When the camp reopened in 2022 — it was closed in 2021 — mice had taken over the main theater and destroyed the expensive stage lights.
But Ms. Steinberg had her new nonprofit infrastructure in place: a tiered tuition system, essentially “pay what you can,” to help remove barriers to access while still operating a sustainable business.
She said the camp cost just under $3 million a year to run. Tuition for both sessions (an eight-week stay) is $14,000, but many campers come on partial or full scholarships. Buck’s Rock now must secure donations and corporate partnerships to continue on as Ms. Steinberg intends. In the sewing shop, there are bolts of DVF jersey fabric donated by her grandmother.
The Diller-von Furstenberg foundation paid for the acquisition of the camp and also provided one year of funding. Buck’s Rock is currently operating at a deficit. Yet because of tuition proceeds, the family foundation and fund-raising, which brought in more than $500,000 in 2022, Ms. Steinberg said, “even if we operated in deficit for the next few years, we would still be all right.”
At the same time, she also raised the salaries of the counselors, to cast a wider net of who would be able to work there. One of those who joined as a guidance counselor during Ms. Steinberg’s first summer is Kellsie Mensah, 19. She said that she had been struck by the mental health challenges her campers faced. “I wasn’t expecting them to have so much anxiety,” she said.
Those experiences may sound familiar, what the surgeon general has called “the defining public health crisis of our time”: Among American children aged 10 to 19, rates of self-harm and suicide have soared in the last decade. Summer camps can pose special challenges for children who are not accustomed to being away from home, and away from their phones. (At Buck’s Rock, phones are taken away entirely for the first week, and then allowed for one hour each day.)
On a fiercely hot, humid day at the beginning of the second session, Ms.
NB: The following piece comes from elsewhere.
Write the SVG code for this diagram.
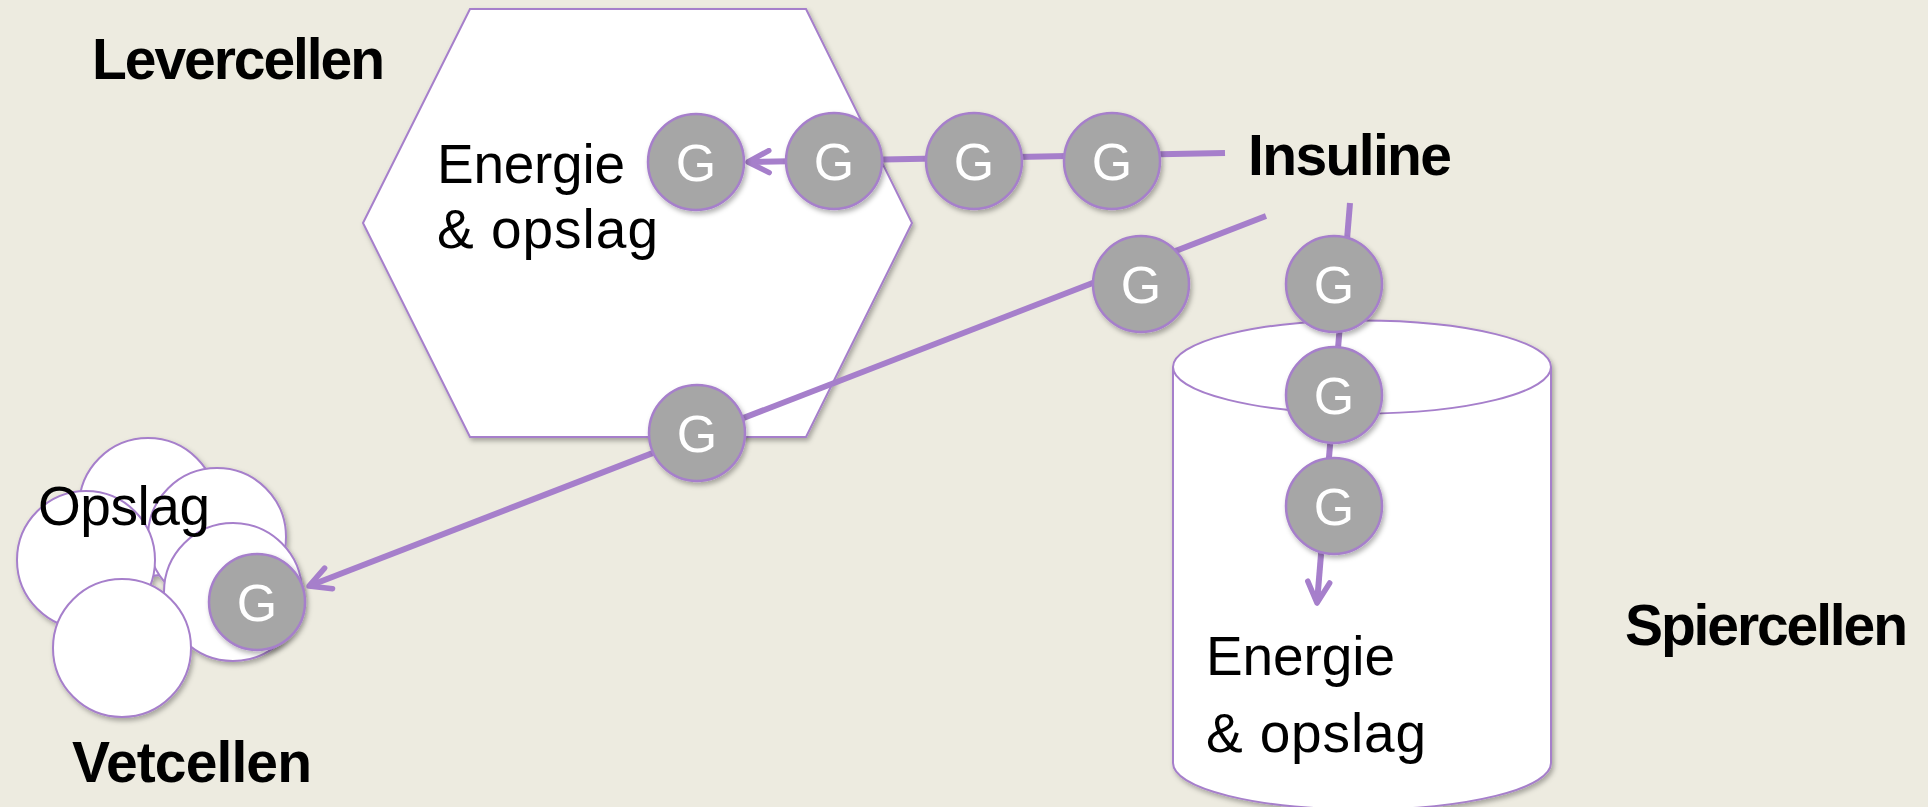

Steinberg walked down the long road that runs through the center of camp, from the dining hall down to the field where the vegetable garden was in full bloom. Here, on a wooden platform, campers were rehearsing for the summer’s big musical, “Spamalot.”
“Take a deep breath in and out, think about who you are and where you are, and get in touch with your internal ridiculousness,” Collins Hilton told his cast. Mr. Hilton, another former Buck’s Rock camper, is the head of drama.
The star of the show was Moxie Ewen, a 15-year-old from Los Angeles, and a fourth-generation Buck’s Rocker. In lace-up burgundy combat boots, she was rehearsing, with a serviceable British accent, her King Arthur, although her long blond tresses were more suggestive of Guinevere. “I command you in the name of the Knights of Camelot to open the doors of this sacred castle to which God himself has guided us!” King Arthur said, addressing her French peons. “I burst my pimples at you!” one of them shot back.
The camp has a long list of shows every summer, including two musicals, a dance concert and sketch comedy nights. During her first summer at camp, Ms. Steinberg decided to perform at the Rock Café, where campers showcase the music they have written. “I wrote a song about a breakup, about this girl who is kicking this guy out of her house and he just has to cope,” she said. “Maybe partially it was to do with my parents, I don’t know.”
Ms. Steinberg’s parents broke up a few months later.
As Ms. Steinberg headed back up the road to resume her responsibilities, the “Spamalot” actors were still immersed in their scene. Their show will be performed on the very last night of the session, after dark, the better to display the almost Broadway-caliber lighting design. After the actors have taken their final bows, a different kind of drama will ensue: the epic goodbyes, parents waiting in the wings, just before the drive home.